La question de l'indemnité de l'article 37 du décret du 3 septembre 1953 se pose d'autant moins que Gilbert Molina, réclame une somme très supérieure (1 254 421 F) à celle que Marie Joseph Querrard aurait reçu à titre d'indemnisation de son assureur (606 525 F) alors d'une part que le texte sur lequel il se fonde parle de profit retiré par le bailleur et d'autre part que Gilbert Molina ne donne aucune indication à la cour lui permettant d'affecter partie de la somme de 606 525 F aux améliorations matérielles effectuées.
Bien qu'ayant adopté le principe de la résiliation de plein droit au 6 septembre 1995, il apparaît à la cour que les demandes de remboursement formées par Gilbert Molina sont, sur le principe au moins, fondées.
* Sur les loyers postérieurs au 6 septembre 1995 et sur le dépôt de garantie
Cette somme a été consignée dans l'attente de l'acceptation par Gilbert Molina.
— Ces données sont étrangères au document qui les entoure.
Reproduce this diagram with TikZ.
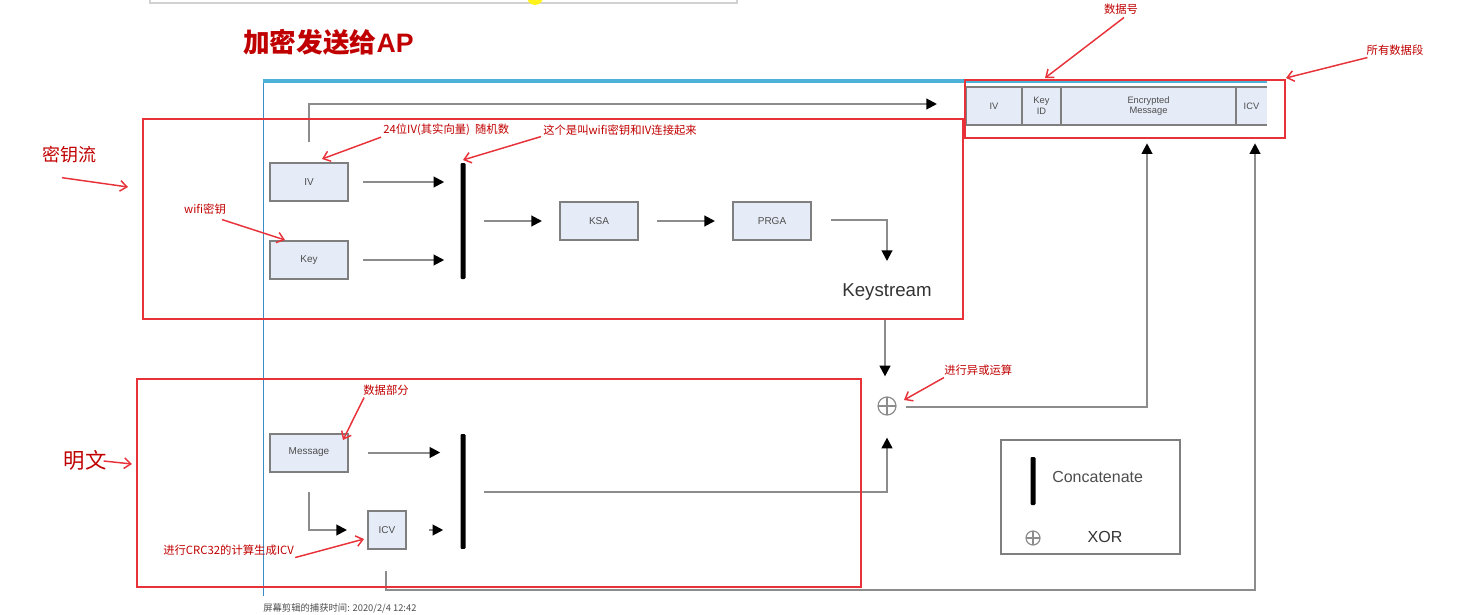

Elle lui sera remboursée et sera assortie des intérêts au taux légal à compter de l'assignation du 5 juin 1998.
* Sur le remboursement des frais exposés pour les travaux depuis l'ouragan Luis
Les appelants ne contestent pas le montant de 290 997,64 F. Ce qu'ils contestent, c'est le fait que l'ensemble des factures aient été effectivement payées par Gilbert Molina.
Il apparaît cependant au vu des pièces produites que la somme réclamée est justifiée par les pièces versées.
10) Sur l'article 700 du nouveau Code de procédure civile
L'équité commande de faire application de ces dispositions au profit des appelants à hauteur de 35 000 F.
Par ces motifs, LA COUR, Statuant publiquement contradictoirement en matière civile et en dernier ressort, En la forme : Reçoit la SARL Le Pélican SETC Marie-Joseph Querrard et Marie-Denise Magras épouse Querrard en leur appel, Au fond : Infirme le jugement du 6 avril 2000, Dit qu'en l'état de la destruction de l'immeuble dans lequel était exploité le fonds de commerce de la SARL Le Pélican, donné en location-gérance à Gilbert Molina, le bail liant les parties a été résilié au 6 septembre 1995, Déboute Gilbert Molina de ses prétentions, Vu l'article 568 du Code civil : Condamne la SARL Pélican SETC prise en la personne de son liquidateur Marie-Denise Querrard à rembourser à Gilbert Molina la somme de 233 332 F (35 571,23 euro) avec intérêts au taux légal à compter de l'assignation, Condamne solidairement la SARL Le Pélican SETC prise en la personne de son liquidateur Marie-Denise Querrard et Marie-Joseph Querrard à payer à Gilbert Molina la somme de 290 997,64 F avec intérêts au taux légal à compter de l'assignation, Déboute les parties de leurs demandes plus amples ou contraires, Condamne Gilbert Molina à payer à la SARL Le Pélican prise en la personne de son liquidateur Marie-Denise Querrard, à Marie-Joseph Querrard et Marie-Denise Magras épouse Querrard la somme de 35 000 F (5 335,72 euro) sur le fondement de l'article 700 du nouveau Code de procédure civile.